Our approach also allows us to identify potential sustainability-linked loans, including opportunities to embed features that can positively incentivise borrowers to make progress on ESG KPIs. What’s most fulfilling here is not necessarily marking the ‘A’ students, it’s working with the ‘B’ and ‘C’ students and helping them improve. That’s at the heart of how we like to think about sustainability-linked loans. When they’re well executed and focused on meaningful and material targets, I think they can be very impactful, and I think we’re going to see more of them in the future.

What is the outlook for junior debt over the next few years?

At the moment, it’s a very unusual and attractive environment that I don’t think will persist. The liquid markets are effectively shut, which means underwriting banks are not open for business. If you’re a leveraged issuer today and you’re not investment grade, private credit is often the only realistic option.

But that’s not going to always be the case. The liquid markets are going to reopen, and the market will find a new equilibrium in terms of risk and pricing. Then we’ll get a new status quo in terms of market share between broadly syndicated products and private products.
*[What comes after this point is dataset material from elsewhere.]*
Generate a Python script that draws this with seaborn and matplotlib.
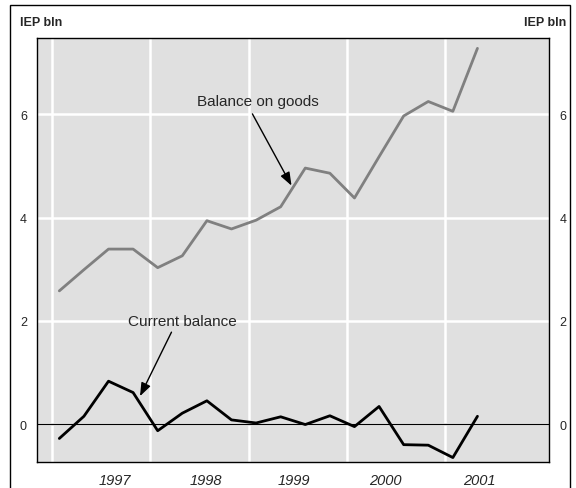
import numpy as np
import pandas as pd
import matplotlib
matplotlib.use("Agg")
import matplotlib.pyplot as plt
from matplotlib.patches import Rectangle
import seaborn as sns

#quarterly values, IEP bln
quarter = np.arange(18)
balance_on_goods = [2.58, 2.99, 3.39, 3.39, 3.03, 3.26, 3.94, 3.78, 3.95, 4.21,
                    4.96, 4.86, 4.38, 5.18, 5.97, 6.25, 6.06, 7.28]
current_balance = [-0.28, 0.15, 0.83, 0.61, -0.13, 0.21, 0.45, 0.08, 0.02, 0.14,
                   -0.01, 0.16, -0.05, 0.34, -0.40, -0.41, -0.65, 0.15]
year_labels = ["1997", "1998", "1999", "2000", "2001"]
y_ticks = [0, 2, 4, 6]

#layout (in quarter units)
year_label_pos = [2.24, 5.96, 9.54, 13.26, 17.06]
year_bounds = [-0.30, 3.70, 7.70, 11.70, 15.70]

df = pd.DataFrame({"quarter": quarter,
                   "goods": balance_on_goods,
                   "current": current_balance})

sns.set_style("white")
plt.rcParams["font.family"] = ["Liberation Sans", "DejaVu Sans"]

fig = plt.figure(figsize=(5.76, 4.89), dpi=100)
ax = fig.add_axes([0.0648, 0.0538, 0.8888, 0.8664])
ax.set_facecolor("#e0e0e0")

sns.lineplot(data=df, x="quarter", y="goods", color="#808080", linewidth=2.0, ax=ax)
sns.lineplot(data=df, x="quarter", y="current", color="black", linewidth=2.0, ax=ax)
ax.axhline(0, color="black", linewidth=0.9, zorder=1.5)

ax.set_xlim(-0.894, 19.92)
ax.set_ylim(-0.73, 7.48)
ax.set_xlabel("")
ax.set_ylabel("")

#white grid at year boundaries and y ticks
ax.set_axisbelow(True)
ax.set_xticks(year_bounds, minor=True)
ax.set_xticks(year_label_pos)
ax.set_xticklabels(year_labels, fontstyle="italic", fontsize=10.5)
ax.set_yticks(y_ticks)
ax.set_yticklabels([str(t) for t in y_ticks], fontsize=9)
ax.grid(True, which="minor", axis="x", color="white", linewidth=1.8)
ax.grid(True, which="major", axis="y", color="white", linewidth=1.8)
ax.grid(False, which="major", axis="x")
ax.tick_params(axis="x", which="both", length=0, pad=8)
ax.tick_params(axis="y", which="both", length=0, pad=7.5, labelright=True)

for s in ax.spines.values():
    s.set_color("black")
    s.set_linewidth(1.0)

#annotations
ax.text(5.60, 6.25, "Balance on goods", fontsize=11, va="center", ha="left")
ax.annotate("", xy=(9.44, 4.62), xytext=(7.85, 6.01),
            arrowprops=dict(arrowstyle="-|>,head_length=0.8,head_width=0.3",
                            color="black", lw=1.0, shrinkA=0, shrinkB=0))
ax.text(2.79, 2.0, "Current balance", fontsize=11, va="center", ha="left")
ax.annotate("", xy=(3.28, 0.54), xytext=(4.56, 1.78),
            arrowprops=dict(arrowstyle="-|>,head_length=0.8,head_width=0.3",
                            color="black", lw=1.0, shrinkA=0, shrinkB=0))

#unit labels and outer frame
fig.text(20 / 576, 1 - 23 / 489, "IEP bln", fontsize=9, fontweight="bold",
         ha="left", va="center")
fig.text(566 / 576, 1 - 23 / 489, "IEP bln", fontsize=9, fontweight="bold",
         ha="right", va="center")
fig.patches.append(Rectangle((10 / 576, -0.05), 560 / 576, 1.05 - 5.7 / 489,
                             transform=fig.transFigure, fill=False,
                             edgecolor="black", linewidth=1.0))

fig.savefig("out.png", dpi=100)
plt.close(fig)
Within that, what we all need as credit investors is M&A activity, because it pump primes the system. For all of us, the one thing that could lead to a less attractive environment is if we simply don’t get many new transactions for a prolonged period of time. I find it very, very hard to believe that that’s going to unfold. Provided the world keeps turning, and people keep buying and selling companies, there will be a need for financing, and the long-term environment for private junior debt should remain attractive.